[EXERCISE DESCRIPTION] Write out, exactly and only, the lines that run from the top of the records to the line with "from matplotlib.ticker import MultipleLocator". Include both ends; exclude pictures.

::::::::::

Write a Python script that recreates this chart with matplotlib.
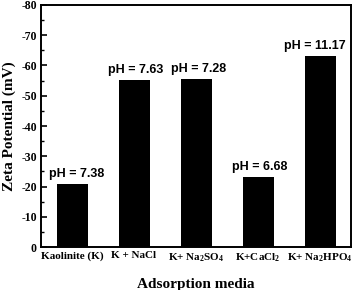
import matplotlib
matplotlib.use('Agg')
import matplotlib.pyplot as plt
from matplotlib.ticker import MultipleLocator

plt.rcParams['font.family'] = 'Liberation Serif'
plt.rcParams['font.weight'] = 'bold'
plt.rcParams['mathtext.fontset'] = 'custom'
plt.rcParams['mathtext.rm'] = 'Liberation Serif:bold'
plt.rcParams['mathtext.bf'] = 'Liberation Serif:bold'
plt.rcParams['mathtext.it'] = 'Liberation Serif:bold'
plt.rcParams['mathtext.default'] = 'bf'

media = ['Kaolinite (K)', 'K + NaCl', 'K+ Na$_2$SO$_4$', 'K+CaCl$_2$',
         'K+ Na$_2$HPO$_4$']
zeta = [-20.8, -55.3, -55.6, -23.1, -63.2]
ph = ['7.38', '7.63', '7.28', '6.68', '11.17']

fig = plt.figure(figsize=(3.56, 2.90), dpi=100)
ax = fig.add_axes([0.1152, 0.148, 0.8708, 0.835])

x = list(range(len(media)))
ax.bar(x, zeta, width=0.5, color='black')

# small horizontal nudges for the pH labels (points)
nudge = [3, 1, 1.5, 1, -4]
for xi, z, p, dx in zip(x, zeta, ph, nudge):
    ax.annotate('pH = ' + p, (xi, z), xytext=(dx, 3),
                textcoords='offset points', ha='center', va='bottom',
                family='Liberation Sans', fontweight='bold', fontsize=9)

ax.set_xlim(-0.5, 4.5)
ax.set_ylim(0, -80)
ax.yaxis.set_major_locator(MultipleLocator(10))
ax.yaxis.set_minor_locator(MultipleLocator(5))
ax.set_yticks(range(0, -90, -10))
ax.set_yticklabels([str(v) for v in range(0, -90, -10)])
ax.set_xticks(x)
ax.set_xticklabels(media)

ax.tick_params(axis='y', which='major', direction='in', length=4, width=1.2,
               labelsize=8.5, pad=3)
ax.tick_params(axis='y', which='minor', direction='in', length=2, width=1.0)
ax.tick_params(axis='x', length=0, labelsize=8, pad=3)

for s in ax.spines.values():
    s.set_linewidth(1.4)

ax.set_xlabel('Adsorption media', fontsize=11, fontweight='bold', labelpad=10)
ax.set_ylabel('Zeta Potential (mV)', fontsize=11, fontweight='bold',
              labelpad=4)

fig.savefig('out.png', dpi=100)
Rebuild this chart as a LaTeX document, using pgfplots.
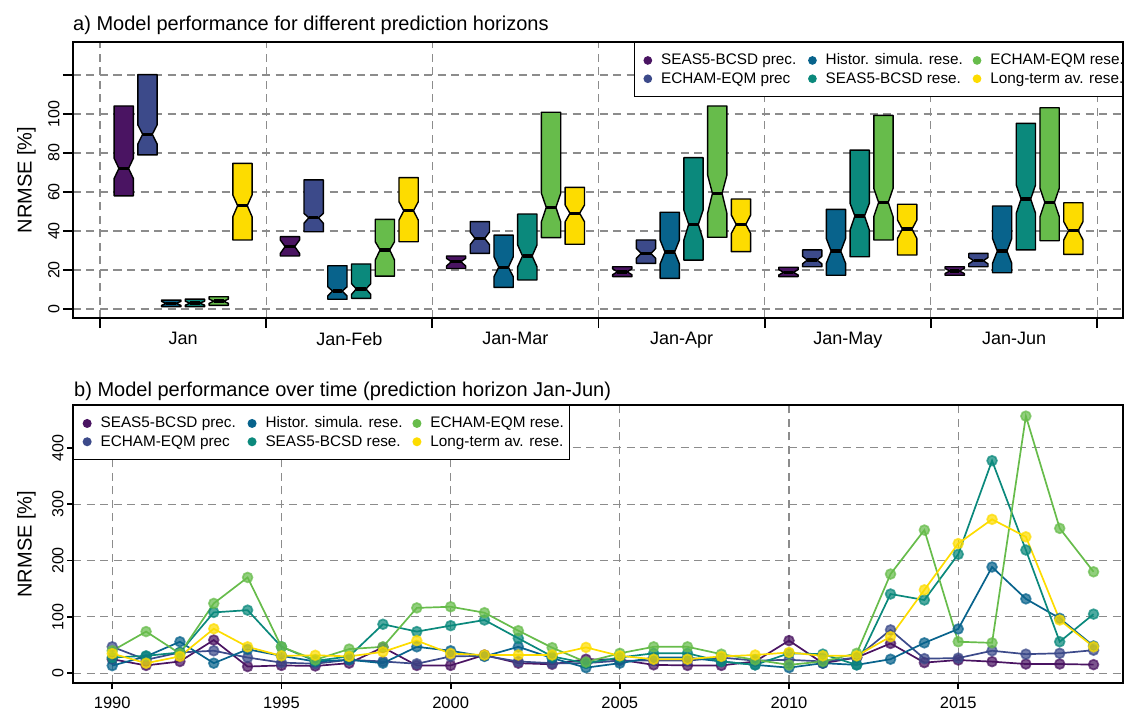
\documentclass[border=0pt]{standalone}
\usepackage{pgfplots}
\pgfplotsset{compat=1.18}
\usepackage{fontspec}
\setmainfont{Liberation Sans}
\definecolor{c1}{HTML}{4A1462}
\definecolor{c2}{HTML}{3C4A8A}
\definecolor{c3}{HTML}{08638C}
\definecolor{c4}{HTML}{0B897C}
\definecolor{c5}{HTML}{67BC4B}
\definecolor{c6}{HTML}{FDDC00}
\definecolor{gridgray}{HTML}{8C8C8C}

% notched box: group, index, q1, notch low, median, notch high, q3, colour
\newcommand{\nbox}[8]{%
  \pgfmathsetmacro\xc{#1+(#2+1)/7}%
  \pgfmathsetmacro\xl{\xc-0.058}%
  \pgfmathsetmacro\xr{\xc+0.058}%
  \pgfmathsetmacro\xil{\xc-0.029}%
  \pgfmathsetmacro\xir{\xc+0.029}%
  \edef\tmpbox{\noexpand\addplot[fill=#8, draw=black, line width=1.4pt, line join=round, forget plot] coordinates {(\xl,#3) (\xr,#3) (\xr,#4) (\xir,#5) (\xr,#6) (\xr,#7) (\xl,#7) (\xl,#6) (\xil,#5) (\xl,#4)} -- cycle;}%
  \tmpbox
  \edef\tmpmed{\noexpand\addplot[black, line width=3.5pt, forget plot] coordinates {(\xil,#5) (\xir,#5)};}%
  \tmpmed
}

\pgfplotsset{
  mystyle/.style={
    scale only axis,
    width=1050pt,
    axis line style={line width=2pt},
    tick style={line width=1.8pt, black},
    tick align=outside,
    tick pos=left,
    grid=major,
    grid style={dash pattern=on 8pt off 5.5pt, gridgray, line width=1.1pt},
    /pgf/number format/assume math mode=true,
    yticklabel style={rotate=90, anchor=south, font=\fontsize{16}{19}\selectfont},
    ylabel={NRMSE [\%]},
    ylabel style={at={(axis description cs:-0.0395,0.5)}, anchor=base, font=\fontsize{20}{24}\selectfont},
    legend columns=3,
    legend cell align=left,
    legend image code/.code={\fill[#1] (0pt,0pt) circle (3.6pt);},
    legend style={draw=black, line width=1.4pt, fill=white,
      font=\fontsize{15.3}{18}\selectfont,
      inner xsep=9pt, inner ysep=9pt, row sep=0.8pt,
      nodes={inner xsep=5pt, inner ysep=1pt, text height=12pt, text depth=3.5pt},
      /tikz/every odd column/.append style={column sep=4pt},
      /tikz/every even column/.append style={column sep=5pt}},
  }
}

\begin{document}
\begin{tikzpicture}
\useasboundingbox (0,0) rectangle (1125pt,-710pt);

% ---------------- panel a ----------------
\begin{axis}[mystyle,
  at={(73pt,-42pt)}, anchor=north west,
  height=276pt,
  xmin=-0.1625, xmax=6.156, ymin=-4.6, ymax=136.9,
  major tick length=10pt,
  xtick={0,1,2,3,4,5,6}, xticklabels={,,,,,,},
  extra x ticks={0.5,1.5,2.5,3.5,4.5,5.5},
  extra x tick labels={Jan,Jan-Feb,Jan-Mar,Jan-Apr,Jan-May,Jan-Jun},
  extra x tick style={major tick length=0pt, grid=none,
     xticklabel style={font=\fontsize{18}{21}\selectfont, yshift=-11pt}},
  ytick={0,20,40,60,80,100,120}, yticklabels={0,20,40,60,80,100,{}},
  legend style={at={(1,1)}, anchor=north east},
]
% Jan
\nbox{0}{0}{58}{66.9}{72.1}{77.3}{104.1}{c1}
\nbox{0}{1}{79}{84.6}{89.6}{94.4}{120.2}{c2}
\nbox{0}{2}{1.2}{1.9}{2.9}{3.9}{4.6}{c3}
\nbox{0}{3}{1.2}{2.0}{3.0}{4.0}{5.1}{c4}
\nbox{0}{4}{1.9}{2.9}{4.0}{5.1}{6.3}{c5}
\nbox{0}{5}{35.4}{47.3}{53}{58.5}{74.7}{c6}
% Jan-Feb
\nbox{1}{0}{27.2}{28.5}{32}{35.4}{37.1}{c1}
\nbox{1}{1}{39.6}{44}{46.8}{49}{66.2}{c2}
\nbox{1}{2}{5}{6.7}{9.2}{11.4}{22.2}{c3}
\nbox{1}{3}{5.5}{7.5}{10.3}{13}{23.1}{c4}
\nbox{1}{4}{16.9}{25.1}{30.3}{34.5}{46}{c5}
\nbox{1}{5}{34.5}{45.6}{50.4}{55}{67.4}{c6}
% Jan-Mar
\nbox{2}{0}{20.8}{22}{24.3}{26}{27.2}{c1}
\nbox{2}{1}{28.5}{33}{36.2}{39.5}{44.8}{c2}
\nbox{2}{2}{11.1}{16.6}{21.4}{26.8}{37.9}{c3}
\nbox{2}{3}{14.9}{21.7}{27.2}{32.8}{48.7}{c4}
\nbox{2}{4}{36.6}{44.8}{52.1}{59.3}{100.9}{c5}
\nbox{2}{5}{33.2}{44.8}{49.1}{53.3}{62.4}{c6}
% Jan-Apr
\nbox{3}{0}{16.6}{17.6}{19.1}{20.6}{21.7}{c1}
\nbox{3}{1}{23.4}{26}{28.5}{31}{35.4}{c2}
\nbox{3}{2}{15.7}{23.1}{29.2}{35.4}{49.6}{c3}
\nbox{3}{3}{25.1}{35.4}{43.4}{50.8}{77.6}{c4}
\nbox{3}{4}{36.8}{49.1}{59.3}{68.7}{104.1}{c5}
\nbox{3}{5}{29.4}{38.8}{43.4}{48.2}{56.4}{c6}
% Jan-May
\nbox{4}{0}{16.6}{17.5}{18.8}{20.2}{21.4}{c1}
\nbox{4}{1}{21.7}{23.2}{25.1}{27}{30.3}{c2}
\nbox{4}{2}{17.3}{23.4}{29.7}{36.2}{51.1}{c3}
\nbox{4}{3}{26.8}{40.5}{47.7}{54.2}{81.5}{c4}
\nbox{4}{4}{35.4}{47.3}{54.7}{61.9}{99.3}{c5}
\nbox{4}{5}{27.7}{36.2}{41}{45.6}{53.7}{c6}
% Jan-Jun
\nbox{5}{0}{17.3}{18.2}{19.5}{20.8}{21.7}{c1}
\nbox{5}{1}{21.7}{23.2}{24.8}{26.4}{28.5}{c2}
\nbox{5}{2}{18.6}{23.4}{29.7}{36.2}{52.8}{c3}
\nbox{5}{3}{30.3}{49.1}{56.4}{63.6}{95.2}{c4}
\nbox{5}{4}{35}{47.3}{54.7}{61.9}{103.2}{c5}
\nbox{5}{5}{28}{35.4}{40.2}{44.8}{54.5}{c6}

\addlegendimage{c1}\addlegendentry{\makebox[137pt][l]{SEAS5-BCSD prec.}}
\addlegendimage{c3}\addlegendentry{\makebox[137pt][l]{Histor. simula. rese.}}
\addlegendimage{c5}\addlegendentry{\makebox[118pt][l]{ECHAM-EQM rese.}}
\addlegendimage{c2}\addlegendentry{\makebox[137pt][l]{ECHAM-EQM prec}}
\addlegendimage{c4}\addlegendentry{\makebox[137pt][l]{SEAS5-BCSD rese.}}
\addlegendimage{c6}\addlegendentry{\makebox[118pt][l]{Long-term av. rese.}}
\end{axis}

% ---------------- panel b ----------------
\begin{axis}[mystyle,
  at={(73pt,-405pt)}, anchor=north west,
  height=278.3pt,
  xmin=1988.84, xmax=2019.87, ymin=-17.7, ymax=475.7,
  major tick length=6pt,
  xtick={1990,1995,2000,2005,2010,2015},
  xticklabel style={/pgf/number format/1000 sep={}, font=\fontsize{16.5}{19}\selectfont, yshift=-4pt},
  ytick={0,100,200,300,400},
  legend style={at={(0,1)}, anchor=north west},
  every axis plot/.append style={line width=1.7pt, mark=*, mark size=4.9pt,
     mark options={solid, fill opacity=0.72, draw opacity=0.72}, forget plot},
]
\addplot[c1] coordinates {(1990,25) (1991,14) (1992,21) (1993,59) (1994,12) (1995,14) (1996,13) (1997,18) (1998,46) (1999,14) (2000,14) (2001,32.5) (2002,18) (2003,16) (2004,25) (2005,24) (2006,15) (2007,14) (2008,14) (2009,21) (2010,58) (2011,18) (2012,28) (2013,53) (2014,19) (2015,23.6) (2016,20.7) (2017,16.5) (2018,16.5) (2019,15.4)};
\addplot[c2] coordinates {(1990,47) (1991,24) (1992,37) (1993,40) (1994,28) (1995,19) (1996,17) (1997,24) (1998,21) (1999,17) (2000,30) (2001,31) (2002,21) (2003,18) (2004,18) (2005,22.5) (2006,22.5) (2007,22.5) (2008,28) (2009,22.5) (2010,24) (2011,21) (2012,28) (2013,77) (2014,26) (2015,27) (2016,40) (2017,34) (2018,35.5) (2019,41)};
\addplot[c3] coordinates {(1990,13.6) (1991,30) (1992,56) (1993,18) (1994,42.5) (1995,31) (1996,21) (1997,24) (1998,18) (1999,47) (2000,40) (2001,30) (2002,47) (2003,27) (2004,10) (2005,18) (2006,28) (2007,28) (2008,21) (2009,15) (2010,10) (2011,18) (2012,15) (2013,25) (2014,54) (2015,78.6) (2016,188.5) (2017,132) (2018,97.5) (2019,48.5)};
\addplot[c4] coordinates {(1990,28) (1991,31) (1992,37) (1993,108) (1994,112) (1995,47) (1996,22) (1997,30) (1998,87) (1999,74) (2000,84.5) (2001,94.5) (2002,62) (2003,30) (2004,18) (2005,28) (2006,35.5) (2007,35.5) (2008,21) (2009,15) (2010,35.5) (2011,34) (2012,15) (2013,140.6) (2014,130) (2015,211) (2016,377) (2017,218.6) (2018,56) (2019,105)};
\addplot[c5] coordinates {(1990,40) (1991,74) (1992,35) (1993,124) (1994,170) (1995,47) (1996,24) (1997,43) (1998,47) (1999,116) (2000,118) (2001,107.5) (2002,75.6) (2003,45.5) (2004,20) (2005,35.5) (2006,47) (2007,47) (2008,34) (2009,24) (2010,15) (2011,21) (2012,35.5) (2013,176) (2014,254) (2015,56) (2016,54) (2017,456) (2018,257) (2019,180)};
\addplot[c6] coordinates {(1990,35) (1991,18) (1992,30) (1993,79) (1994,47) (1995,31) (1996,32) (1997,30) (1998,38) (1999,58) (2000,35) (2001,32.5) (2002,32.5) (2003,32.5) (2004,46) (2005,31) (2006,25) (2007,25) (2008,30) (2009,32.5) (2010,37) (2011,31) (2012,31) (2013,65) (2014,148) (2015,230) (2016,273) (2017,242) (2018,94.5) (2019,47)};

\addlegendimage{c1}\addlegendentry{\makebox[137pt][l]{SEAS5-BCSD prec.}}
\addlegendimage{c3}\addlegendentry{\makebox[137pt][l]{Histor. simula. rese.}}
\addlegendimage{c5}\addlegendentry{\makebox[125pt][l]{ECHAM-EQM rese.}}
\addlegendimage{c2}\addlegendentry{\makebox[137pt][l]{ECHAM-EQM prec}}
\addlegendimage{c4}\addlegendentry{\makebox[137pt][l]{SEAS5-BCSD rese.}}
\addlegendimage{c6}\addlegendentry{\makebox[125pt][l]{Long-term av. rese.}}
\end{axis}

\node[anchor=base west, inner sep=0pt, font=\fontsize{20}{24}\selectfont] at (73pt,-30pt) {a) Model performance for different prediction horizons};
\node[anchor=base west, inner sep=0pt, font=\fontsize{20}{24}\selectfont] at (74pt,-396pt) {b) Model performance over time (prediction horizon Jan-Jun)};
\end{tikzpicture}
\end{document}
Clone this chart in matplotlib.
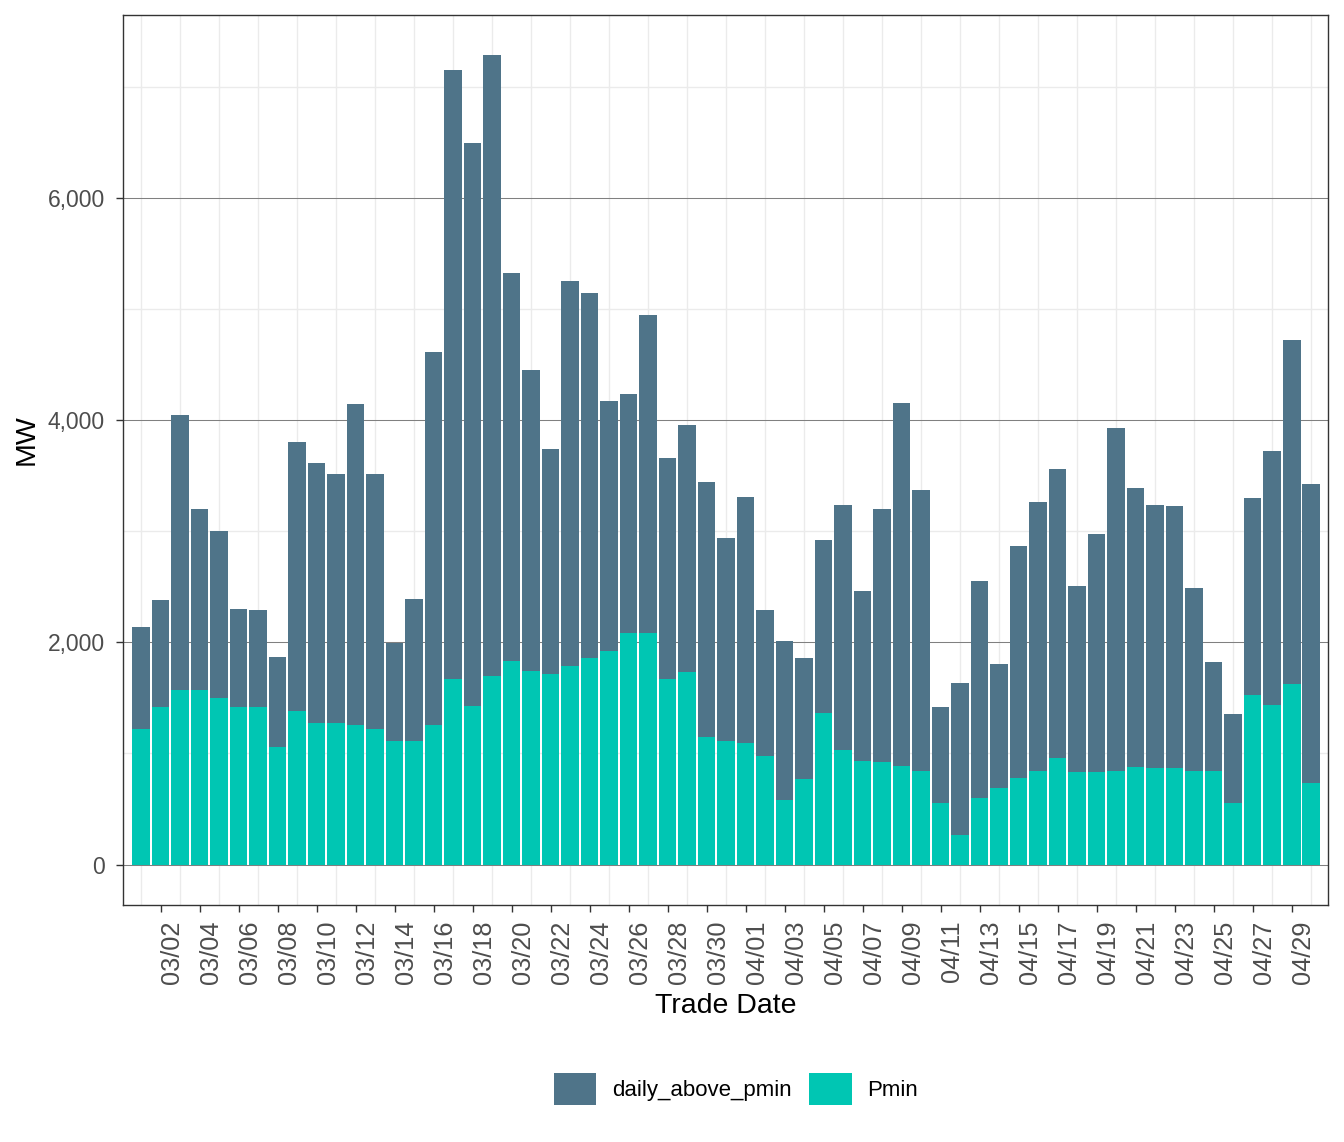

::::::::::

[EXERCISE SOLUTION]
Write a Python script that recreates this chart with matplotlib.
import matplotlib
matplotlib.use('Agg')
import matplotlib.pyplot as plt
from matplotlib.ticker import MultipleLocator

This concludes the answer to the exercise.